Kirkus Reviews QR Code
PULPIT FRICTION by Ken Kinton

PULPIT FRICTION

Reawakening the Church's Voice in a Political Wilderness

by Ken Kinton

Pub Date: Oct. 16th, 2018
ISBN: 978-1-973641-58-2
Publisher: Westbow Press

A timely discussion of the relationship between Christianity and contemporary U.S. politics.

Noting the mounting tensions inside American churches over politics, Kinton (Descending Mount Sinai, 2017, etc.) endeavors to provide Christians with a guidebook on how to unite conservatives and liberals within the Church without compromising fundamentals of the faith. Urging Christians to avoid the hot-button issues of our day, he instead calls for them to “speak on universal political truths.” By focusing on these broad issues, Kinton hopes that Christians of all political ideologies can align. His strongest chapter is a nuanced discussion of the various ways Christians have interpreted “nonviolence” and practical applications today. This chapter attempts to build not only bridges across political lines, but denominational lines as well. He brings in the perspectives of evangelicals, Jesuits, and Charismatic Christians. Other chapters touch on income inequality and racism and corresponding analyses of leading Christian thinkers (from both the right and the left of the ideological spectrum). Kinton’s efforts at finding common ground, while noble, may prove frustrating for everyone in that they don’t provide much critical assessment of either side. (This is one of the few works that favorably cites both far-right pundit Ann Coulter and black liberation theologian James Cone.) Though Kinton admirably seeks to unite the seemingly ununitable, it’s evident that he leans toward conservative evangelicalism.
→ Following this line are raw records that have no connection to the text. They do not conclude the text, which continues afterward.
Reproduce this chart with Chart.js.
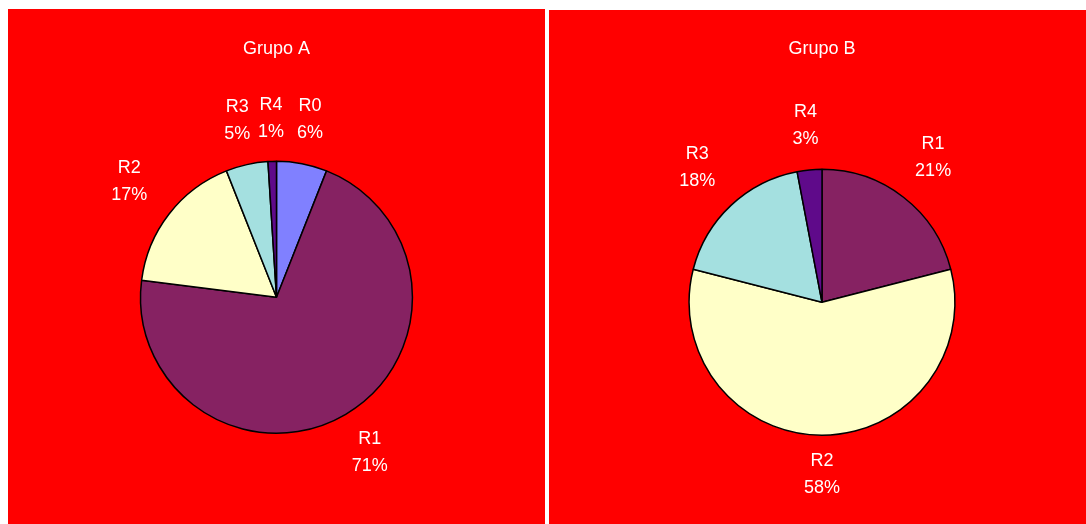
<!DOCTYPE html>
<html>
<head>
<meta charset="utf-8">
<script src="https://cdn.jsdelivr.net/npm/chart.js@4/dist/chart.umd.min.js"></script>
<style>
  body { margin: 0; background: #fff; width: 1086px; height: 524px; overflow: hidden; position: relative; }
  .panel { position: absolute; background: #ff0000; }
  #panel-a { left: 8px; top: 9px; width: 537px; height: 515px; }
  #panel-b { left: 549px; top: 10px; width: 537px; height: 514px; }
</style>
</head>
<body>
<div class="panel" id="panel-a"><canvas id="grupo-a"></canvas></div>
<div class="panel" id="panel-b"><canvas id="grupo-b"></canvas></div>
<script>
const etiquetasA = ['R0', 'R1', 'R2', 'R3', 'R4'];
const valoresA = [6, 71, 17, 5, 1];
const coloresA = ['#8080ff', '#862262', '#ffffc8', '#a4e0e0', '#5f0a8a'];

const etiquetasB = ['R1', 'R2', 'R3', 'R4'];
const valoresB = [21, 58, 18, 3];
const coloresB = ['#862262', '#ffffc8', '#a4e0e0', '#5f0a8a'];

const fuente = 'Liberation Sans, Arial, sans-serif';

// rotulos de cada porcion: nombre y porcentaje fuera de la torta
const rotulos = {
  id: 'rotulos',
  afterDatasetsDraw(chart) {
    const ctx = chart.ctx;
    const meta = chart.getDatasetMeta(0);
    const labels = chart.data.labels;
    const data = chart.data.datasets[0].data;
    ctx.save();
    ctx.fillStyle = '#ffffff';
    ctx.font = '18px ' + fuente;
    ctx.textAlign = 'center';
    ctx.textBaseline = 'middle';
    meta.data.forEach((arc, i) => {
      const { x, y, startAngle, endAngle, outerRadius } = arc.getProps(['x', 'y', 'startAngle', 'endAngle', 'outerRadius'], true);
      const medio = (startAngle + endAngle) / 2;
      const dist = outerRadius + 41 + 12 * Math.abs(Math.cos(medio));
      const lx = x + Math.cos(medio) * dist;
      const ly = y + Math.sin(medio) * dist - 2;
      ctx.fillText(labels[i], lx, ly - 13.5);
      ctx.fillText(data[i] + '%', lx, ly + 13.5);
    });
    ctx.restore();
  }
};

function crearTorta(id, titulo, etiquetas, valores, colores, padding, tituloPad) {
  return new Chart(document.getElementById(id), {
    type: 'pie',
    data: {
      labels: etiquetas,
      datasets: [{
        data: valores,
        backgroundColor: colores,
        borderColor: '#000000',
        borderWidth: 1.5
      }]
    },
    options: {
      responsive: true,
      maintainAspectRatio: false,
      animation: false,
      layout: { padding },
      plugins: {
        legend: { display: false },
        tooltip: { enabled: false },
        title: {
          display: true,
          text: titulo,
          color: '#ffffff',
          font: { family: fuente, size: 18, weight: 'normal' },
          padding: tituloPad
        }
      }
    },
    plugins: [rotulos]
  });
}

crearTorta('grupo-a', 'Grupo A', etiquetasA, valoresA, coloresA,
  { top: 0, bottom: 90, left: 0, right: 0 }, { top: 29, bottom: 101 });
crearTorta('grupo-b', 'Grupo B', etiquetasB, valoresB, coloresB,
  { top: 0, bottom: 88, left: 9, right: 0 }, { top: 28, bottom: 109 });
</script>
</body>
</html>
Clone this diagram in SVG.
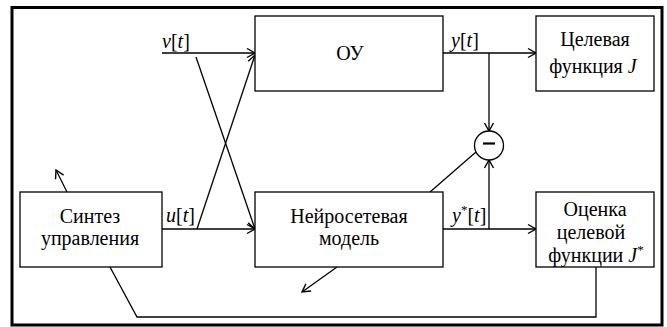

His chapter on prophecy concludes with a standard “End Times” narrative held to by mostly evangelicals, and his discussion on “sexual immorality” presupposes a traditional interpretation of biblical sexuality that lacks the nuance found in his discussion of nonviolence and other issues. Most glaringly given the political context that inspired the book, the author only neutrally mentions Donald Trump, while criticizing Hillary Clinton. Ironically, one uncritical reference to Trump is not only included in the chapter on sexual immorality, but comes only a page after the author alleges that liberals too often “revert to labeling and name-calling.”

A fundamentally conservative work that only partially succeeds in finding common ground with the Christian left.